The EUR/USD pair rose during the session on Friday as the US jobs numbers came out less than expected. In fact, the United States added roughly 1/2 of what was anticipated, and as a result the US dollar got sold off during the session. Nonetheless, this market is still one that could be fraught with a lot of problems going ahead.
The 1.30 level has been one that I've been interested in looking at or a potential short position for some time. This area lines up nicely with the 50 day exponential moving averages shown on the chart, and the gap formed a couple of weeks ago. Although that gap has been filled, it still hasn't been broken decisively, and that is somewhat telling at the moment.
Also, you have to remember that the European Union is far from being the place where people want to put their money right now. After all, there is a lot of suspicion about the banking system in Europe now that the situation in Cyprus has calmed down. The fact that the idea of punishing the depositors came out will continue to hinder and the road confidence in the peripheral banks. Adding to that confusion, you have the political situation in Italy which hasn't gotten any better, and quite frankly is probably gotten worse. We still have no governing coalition in that country, and it looks like we are heading back to the elections soon.
Looking for a resistive candle
I personally think that we are in the area of that one would want to see and expect to see a resistive candle.
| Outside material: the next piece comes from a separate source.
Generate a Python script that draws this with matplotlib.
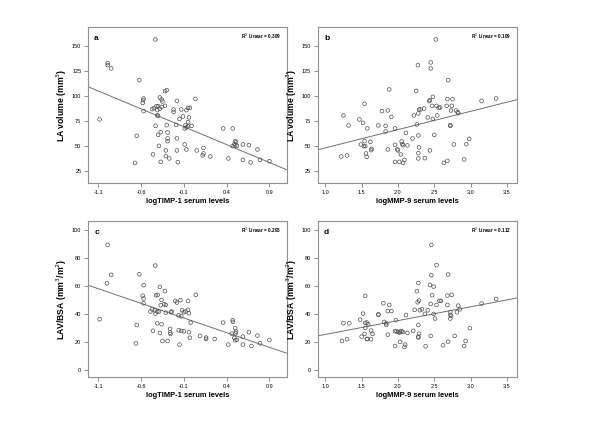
import matplotlib
matplotlib.use('Agg')
import matplotlib.pyplot as plt
import numpy as np

plt.rcParams['font.family'] = ['Liberation Sans', 'DejaVu Sans']

# panel a: logTIMP-1 vs LA volume
A_X = [-0.433, -0.99, -0.99, -0.948, -0.62, -1.084, -0.30, -0.32, -0.57, -0.575, -0.58,
       -0.38, -0.36, -0.35, -0.18, 0.035, -0.57, -0.47, -0.45, -0.42, -0.41, -0.40,
       -0.38, -0.36, -0.32, -0.22, -0.22, -0.13, -0.07, -0.05, -0.03, -0.41, -0.40,
       -0.11, -0.15, -0.04, -0.43, -0.30, -0.19, -0.08, -0.07, -0.05, -0.01, -0.09, -0.05,
       -0.37, -0.40, -0.29, -0.65, -0.29, -0.29, -0.18, -0.39, -0.09, -0.31, -0.18, -0.07,
       0.05, 0.13, 0.13, 0.21, 0.12, -0.46, -0.31, -0.27, -0.37, -0.17, -0.67, 0.36, 0.47,
       0.50, 0.51, 0.49, 0.47, 0.50, 0.52, 0.59, 0.66, 0.76, 0.42, 0.59, 0.68, 0.79, 0.90]
A_Y = [156.7, 133, 131, 127.7, 116, 76.7, 106, 105, 97.7, 96, 93.3,
       98.7, 96.7, 94.7, 95.3, 97.3, 85, 87, 88, 90, 86, 90,
       87.3, 89.3, 90.3, 86.7, 84.3, 86.7, 86, 88.3, 88.3, 80.7, 80.5,
       79.7, 77.3, 78.7, 70.3, 71, 71.3, 71, 68.7, 70, 70.3, 67.7, 74,
       64, 61.3, 63.7, 60.3, 57.7, 55, 57.7, 50.3, 51.7, 45.7, 45.7, 46.7,
       45.7, 48.3, 42.7, 39.7, 40.7, 41.7, 40, 37.7, 34.3, 34, 33.3, 67.7, 67.7,
       55, 54, 52, 50, 51, 50.3, 51.7, 51, 46.7, 37.7, 36.3, 33.7, 36.3, 35]

# panel b: logMMP-9 vs LA volume
B_X = [2.52, 2.275, 2.45, 2.45, 2.69, 1.88, 2.25, 2.48, 2.44, 2.43,
       2.68, 2.75, 2.67, 2.74, 3.15, 3.35,
       1.54, 1.78, 1.86, 2.29, 2.31, 2.36, 2.47, 2.53, 2.56, 2.58, 2.73, 2.80, 2.82, 2.83,
       1.25, 1.47, 1.52, 1.32, 1.58, 1.73, 1.83, 1.91, 2.22, 2.28, 2.41, 2.48, 2.54, 1.96, 2.26, 2.72, 2.72,
       1.83, 2.11, 2.20, 2.28, 2.50, 1.54, 1.62, 1.49, 1.53, 1.55, 1.63, 1.64, 1.56, 1.57,
       1.86, 1.96, 1.99, 2.00, 2.05, 2.06, 2.07, 2.04, 2.13, 2.29, 2.28, 2.28, 2.44, 2.37,
       2.77, 2.94, 2.98, 1.96, 2.02, 2.09, 2.07, 2.63, 2.68, 2.91, 1.22, 1.30]
B_Y = [156.7, 131, 133.7, 127.7, 116, 106.7, 105.3, 99.3, 96, 95,
       97, 97, 90.3, 90.3, 95.3, 97.7,
       92.3, 85, 85.7, 86.7, 86.7, 87.7, 90.3, 90.3, 88.3, 88.7, 85.7, 85.7, 84, 83,
       80.7, 76.7, 73.3, 70.7, 67.7, 70.7, 70.3, 79.3, 80.7, 82.7, 78.7, 77.3, 80.7, 67.7, 71.7, 71, 70.3,
       64.7, 63.3, 57.7, 60.7, 61.3, 55, 54.3, 51.7, 50, 50, 46, 47.3, 42.7, 39.3,
       46.7, 51.3, 46.7, 45.7, 54.7, 52, 51, 41.7, 50.7, 48.7, 43, 37.7, 45.7, 38,
       51.7, 52, 57.3, 34.3, 34.3, 36.3, 33.3, 33.3, 35.3, 36.7, 39.7, 40.7]

# panel c: logTIMP-1 vs LAV/BSA
C_X = [-0.99, -0.948, -0.998, -1.084, -0.433, -0.62, -0.57, -0.38, -0.405, -0.425,
       -0.58, -0.57, -0.57, -0.32, -0.36, -0.37, -0.31, -0.33,
       -0.47, -0.44, -0.49, -0.41, -0.39, -0.43, -0.31, -0.25, -0.24,
       -0.20, -0.18, -0.14, -0.05, 0.04,
       -0.12, -0.10, -0.08, -0.05, -0.04, -0.16, -0.13,
       -0.65, -0.46, -0.41, -0.36, -0.38, -0.29, -0.35, -0.26, -0.26, -0.255, -0.16, -0.13,
       -0.10, -0.04, -0.03, 0.09, 0.16, 0.16, 0.26, -0.15, -0.66, -0.02,
       0.36, 0.47, 0.475, 0.50, 0.51, 0.505, 0.46, 0.49, 0.52, 0.50, 0.59, 0.66, 0.76, 0.79,
       0.90, 0.42, 0.59, 0.69]
C_Y = [89.3, 67.9, 61.9, 36.2, 74.5, 68.3, 60.5, 59.3, 53.6, 53.3,
       53, 51, 47.6, 56.2, 50, 46.2, 46.4, 46.9,
       43.3, 42.6, 41.7, 41.7, 41.7, 40.2, 40.9, 41.2, 41.7,
       49.3, 48.1, 49.8, 49.3, 53.6,
       42.6, 41.2, 41.7, 42.9, 40.5, 39, 38.3,
       32.1, 28, 33.3, 32.6, 26.4, 20.7, 20.7, 29.3, 26.7, 25.7, 28.3, 27.9,
       27.6, 27, 23, 24.3, 23.1, 22.1, 22.1, 18.1, 18.9, 33.8,
       33.8, 35.5, 34.3, 29.8, 27.4, 26.2, 25.9, 22.9, 21.4, 21.2, 23.8, 26.9, 24.5, 19,
       21.4, 18.1, 18.1, 17.1]

# panel d: logMMP-9 vs LAV/BSA
D_X = [2.46, 2.53, 2.46, 2.69, 2.28, 2.44, 2.49,
       2.26, 2.29, 2.27, 2.47, 2.68, 2.74, 2.57, 2.59, 2.53, 2.68,
       1.55, 1.80, 1.88, 1.86, 1.91, 1.52, 1.73, 2.11, 2.23, 2.30, 2.33, 2.37, 2.41, 2.45, 2.49, 2.51,
       2.72, 2.72, 2.73, 2.72, 2.81, 2.83, 2.85, 3.15, 3.35,
       1.25, 1.33, 1.48, 1.55, 1.57, 1.59, 1.81, 1.84, 1.84, 1.97, 1.73, 1.55, 2.28, 1.63,
       1.54, 1.65, 1.50, 1.57, 1.58, 1.63, 1.86, 1.96, 1.98, 2.00, 2.02, 2.03, 2.05, 2.07, 2.13,
       2.21, 2.29, 2.28, 2.28, 2.45, 2.99, 2.78, 1.23, 1.30, 2.03, 1.96, 2.10, 2.09, 2.38,
       2.62, 2.69, 2.91, 2.93]
D_Y = [89.3, 74.8, 67.6, 68.1, 62.1, 60.7, 59.5,
       56.2, 49.5, 48.3, 53.3, 53.1, 53.6, 49.3, 49.3, 46.4, 46.4,
       52.9, 47.6, 46.4, 42, 42, 40.2, 39.7, 39.2, 42.9, 42.6, 43.3, 40, 42.6, 47.1, 40, 36.7,
       41.4, 39.3, 38.6, 36.7, 41.2, 45.9, 43.3, 47.4, 50.7,
       33.3, 33.3, 35.9, 33.6, 33.8, 32.6, 34.3, 33.3, 32.1, 35.5, 39.3, 30.0, 32.1, 28.1,
       25.7, 25.7, 23.8, 22.1, 22.1, 21.9, 25.2, 27.6, 27.6, 27.1, 26.7, 27.4, 27.6, 27.1, 26.4,
       27.9, 25.9, 23.8, 23.1, 24.3, 29.8, 24.3, 20.7, 21.9, 20, 17.1, 18.1, 16.4, 16.9,
       17.6, 20.2, 17.1, 20.7]

R2 = ['0.309', '0.109', '0.293', '0.112']
LETTERS = ['a', 'b', 'c', 'd']
XLABELS = ['logTIMP-1 serum levels', 'logMMP-9 serum levels',
           'logTIMP-1 serum levels', 'logMMP-9 serum levels']
YLABELS = ['LA volume (mm$^3$)', 'LA volume (mm$^3$)',
           'LAV/BSA (mm$^3$/m$^2$)', 'LAV/BSA (mm$^3$/m$^2$)']
TIMP_TICKS = [-1.1, -0.6, -0.1, 0.4, 0.9]
MMP_TICKS = [1.0, 1.5, 2.0, 2.5, 3.0, 3.5]

fig = plt.figure(figsize=(6, 4.24), dpi=100)

boxes = [[0.147, 0.568, 0.332, 0.368],
         [0.530, 0.568, 0.332, 0.368],
         [0.147, 0.111, 0.332, 0.368],
         [0.530, 0.111, 0.332, 0.368]]
data = [(A_X, A_Y), (B_X, B_Y), (C_X, C_Y), (D_X, D_Y)]
xlims = [(-1.217, 1.11), (0.90, 3.64), (-1.217, 1.11), (0.90, 3.64)]
ylims = [(13, 169), (13, 169), (-5, 106.4), (-5, 106.4)]
yticks = [[25, 50, 75, 100, 125, 150], [25, 50, 75, 100, 125, 150],
          [0, 20, 40, 60, 80, 100], [0, 20, 40, 60, 80, 100]]

for i in range(4):
    ax = fig.add_axes(boxes[i])
    x = np.array(data[i][0])
    y = np.array(data[i][1])
    ax.scatter(x, y, s=7, facecolors='none', edgecolors='#505050', linewidths=0.5, zorder=3)
    # fit line across the whole axis
    k, b = np.polyfit(x, y, 1)
    xs = np.array(xlims[i])
    ax.plot(xs, k * xs + b, color='#707070', linewidth=0.7, zorder=2)
    ax.set_xlim(xlims[i])
    ax.set_ylim(ylims[i])
    ticks = TIMP_TICKS if i % 2 == 0 else MMP_TICKS
    ax.set_xticks(ticks)
    ax.set_xticklabels(['%.1f' % t for t in ticks])
    ax.set_yticks(yticks[i])
    ax.tick_params(direction='out', length=3, width=0.5, color='#606060',
                   labelsize=4, pad=2)
    for s in ax.spines.values():
        s.set_color('#909090')
        s.set_linewidth(0.8)
    ax.set_xlabel(XLABELS[i], fontsize=5.4, fontweight='bold', labelpad=2)
    ax.set_ylabel(YLABELS[i], fontsize=6.2, fontweight='bold', labelpad=2)
    ax.text(0.03, 0.95, LETTERS[i], transform=ax.transAxes, fontsize=6,
            fontweight='bold', va='top', ha='left')
    ax.text(0.97, 0.97, 'R$^2$ Linear = ' + R2[i], transform=ax.transAxes,
            fontsize=3.4, fontweight='bold', va='top', ha='right')

fig.savefig('out.png', dpi=100)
Because of this, I am not going to hesitate to sell this market somewhere in this general vicinity, as I do believe that this recent pullback has been a bit overdone. However, it has to be stated that the Euro has a long history of being over exuberant and a bit of a perma-bull attitude can always be found. This pair should continue to be choppy to say the least, and of course headlines will continue to throw around like a rag doll.